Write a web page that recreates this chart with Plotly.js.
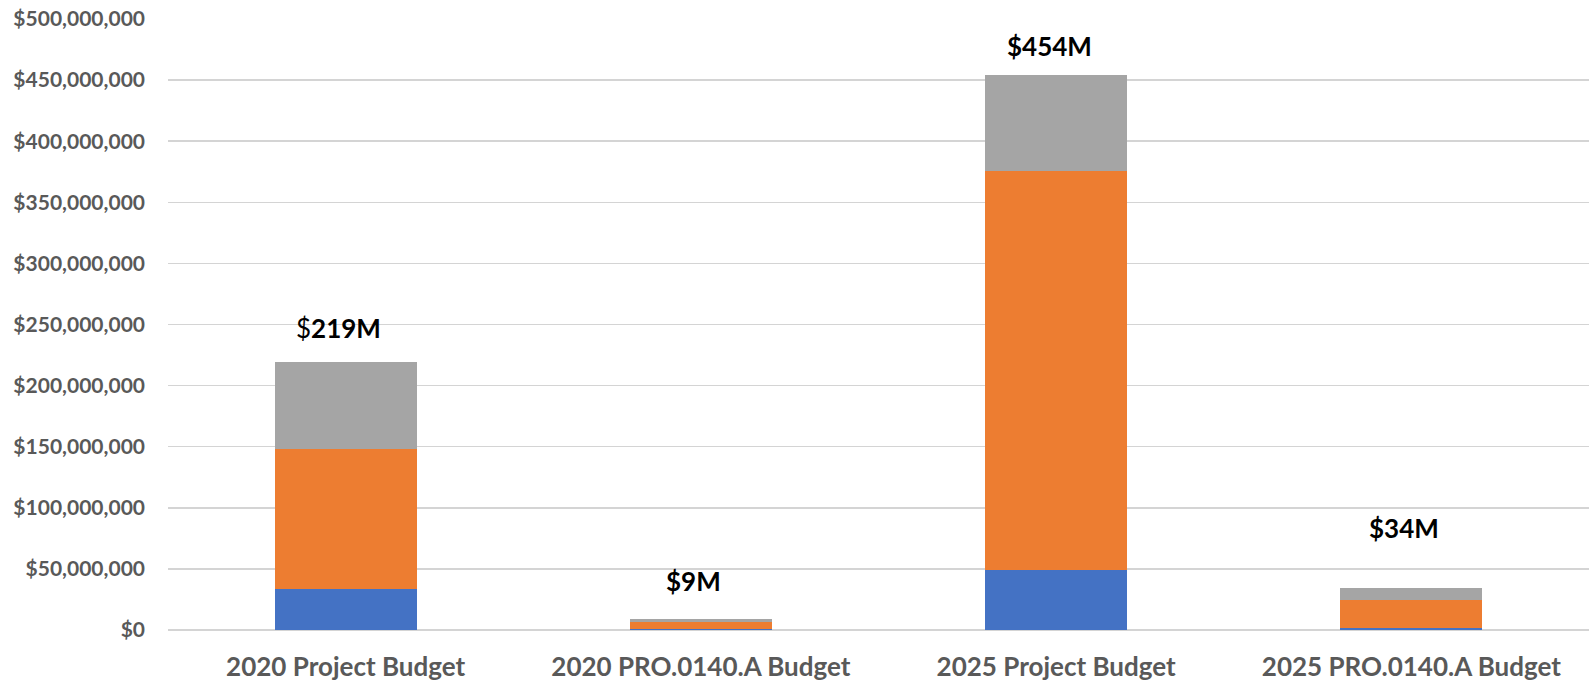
<!DOCTYPE html>
<html>
<head>
<meta charset="utf-8">
<script src="https://cdn.plot.ly/plotly-3.0.1.min.js"></script>
<style>html,body{margin:0;padding:0;background:#fff;}#chart{width:1589px;height:685px;}</style>
</head>
<body>
<div id="chart"></div>
<script>
// Categories and series values (US dollars)
const categories = ["2020 Project Budget", "2020 PRO.0140.A Budget", "2025 Project Budget", "2025 PRO.0140.A Budget"];
const seriesBlue   = [33700000, 1200000, 48700000, 1600000];
const seriesOrange = [114800000, 5300000, 326700000, 22900000];
const seriesGrey   = [70500000, 2300000, 78600000, 9500000];
const totalLabels  = ["<span style='font-weight:normal'>$</span>219M", "$9M", "$454M", "$34M"];
const labelY       = [247500000, 40000000, 477700000, 83600000];

const font = "Lato, 'Open Sans', sans-serif";

const traces = [
  {name: "Series1", values: seriesBlue, color: "#4472C4"},
  {name: "Series2", values: seriesOrange, color: "#ED7D31"},
  {name: "Series3", values: seriesGrey, color: "#A5A5A5"}
].map(s => ({
  type: "bar",
  name: s.name,
  x: categories,
  y: s.values,
  marker: {color: s.color, line: {width: 0}},
  hoverinfo: "x+y+name"
}));

const annotations = categories.map((c, i) => ({
  x: c, y: labelY[i], xref: "x", yref: "y",
  text: "<b>" + totalLabels[i] + "</b>",
  showarrow: false, xshift: -7,
  font: {family: font, size: 26, color: "#000000"}
}));

const layout = {
  width: 1589, height: 685,
  margin: {l: 168, r: 0, t: 19, b: 55, pad: 0},
  barmode: "stack",
  bargap: 0.6,
  showlegend: false,
  paper_bgcolor: "#ffffff",
  plot_bgcolor: "#ffffff",
  font: {family: font, color: "#595959"},
  xaxis: {
    type: "category",
    showgrid: false, zeroline: false, showline: false,
    ticks: "", ticklabelstandoff: 19,
    tickfont: {family: font, size: 26, color: "#595959", weight: "bold"}
  },
  yaxis: {
    range: [0, 500000000], dtick: 50000000, tick0: 0,
    tickprefix: "$", tickformat: ",d",
    showgrid: true, gridcolor: "#d4d4d4", gridwidth: 1.5,
    zeroline: true, zerolinecolor: "#d4d4d4", zerolinewidth: 1.5,
    showline: false, ticks: "", ticklabelstandoff: 22,
    tickfont: {family: font, size: 21, color: "#595959", weight: "bold"}
  },
  annotations: annotations
};

Plotly.newPlot("chart", traces, layout, {displayModeBar: false, staticPlot: true});
</script>
</body>
</html>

★ ★ ★

- Exercise: Please write out all of the material above without changing a word, and omit any pictures.

- Task solution:
Write a web page that recreates this chart with Plotly.js.
<!DOCTYPE html>
<html>
<head>
<meta charset="utf-8">
<script src="https://cdn.plot.ly/plotly-3.0.1.min.js"></script>
<style>html,body{margin:0;padding:0;background:#fff;}#chart{width:1589px;height:685px;}</style>
</head>
<body>
<div id="chart"></div>
<script>
// Categories and series values (US dollars)
const categories = ["2020 Project Budget", "2020 PRO.0140.A Budget", "2025 Project Budget", "2025 PRO.0140.A Budget"];
const seriesBlue   = [33700000, 1200000, 48700000, 1600000];
const seriesOrange = [114800000, 5300000, 326700000, 22900000];
const seriesGrey   = [70500000, 2300000, 78600000, 9500000];
const totalLabels  = ["<span style='font-weight:normal'>$</span>219M", "$9M", "$454M", "$34M"];
const labelY       = [247500000, 40000000, 477700000, 83600000];

const font = "Lato, 'Open Sans', sans-serif";

const traces = [
  {name: "Series1", values: seriesBlue, color: "#4472C4"},
  {name: "Series2", values: seriesOrange, color: "#ED7D31"},
  {name: "Series3", values: seriesGrey, color: "#A5A5A5"}
].map(s => ({
  type: "bar",
  name: s.name,
  x: categories,
  y: s.values,
  marker: {color: s.color, line: {width: 0}},
  hoverinfo: "x+y+name"
}));

const annotations = categories.map((c, i) => ({
  x: c, y: labelY[i], xref: "x", yref: "y",
  text: "<b>" + totalLabels[i] + "</b>",
  showarrow: false, xshift: -7,
  font: {family: font, size: 26, color: "#000000"}
}));

const layout = {
  width: 1589, height: 685,
  margin: {l: 168, r: 0, t: 19, b: 55, pad: 0},
  barmode: "stack",
  bargap: 0.6,
  showlegend: false,
  paper_bgcolor: "#ffffff",
  plot_bgcolor: "#ffffff",
  font: {family: font, color: "#595959"},
  xaxis: {
    type: "category",
    showgrid: false, zeroline: false, showline: false,
    ticks: "", ticklabelstandoff: 19,
    tickfont: {family: font, size: 26, color: "#595959", weight: "bold"}
  },
  yaxis: {
    range: [0, 500000000], dtick: 50000000, tick0: 0,
    tickprefix: "$", tickformat: ",d",
    showgrid: true, gridcolor: "#d4d4d4", gridwidth: 1.5,
    zeroline: true, zerolinecolor: "#d4d4d4", zerolinewidth: 1.5,
    showline: false, ticks: "", ticklabelstandoff: 22,
    tickfont: {family: font, size: 21, color: "#595959", weight: "bold"}
  },
  annotations: annotations
};

Plotly.newPlot("chart", traces, layout, {displayModeBar: false, staticPlot: true});
</script>
</body>
</html>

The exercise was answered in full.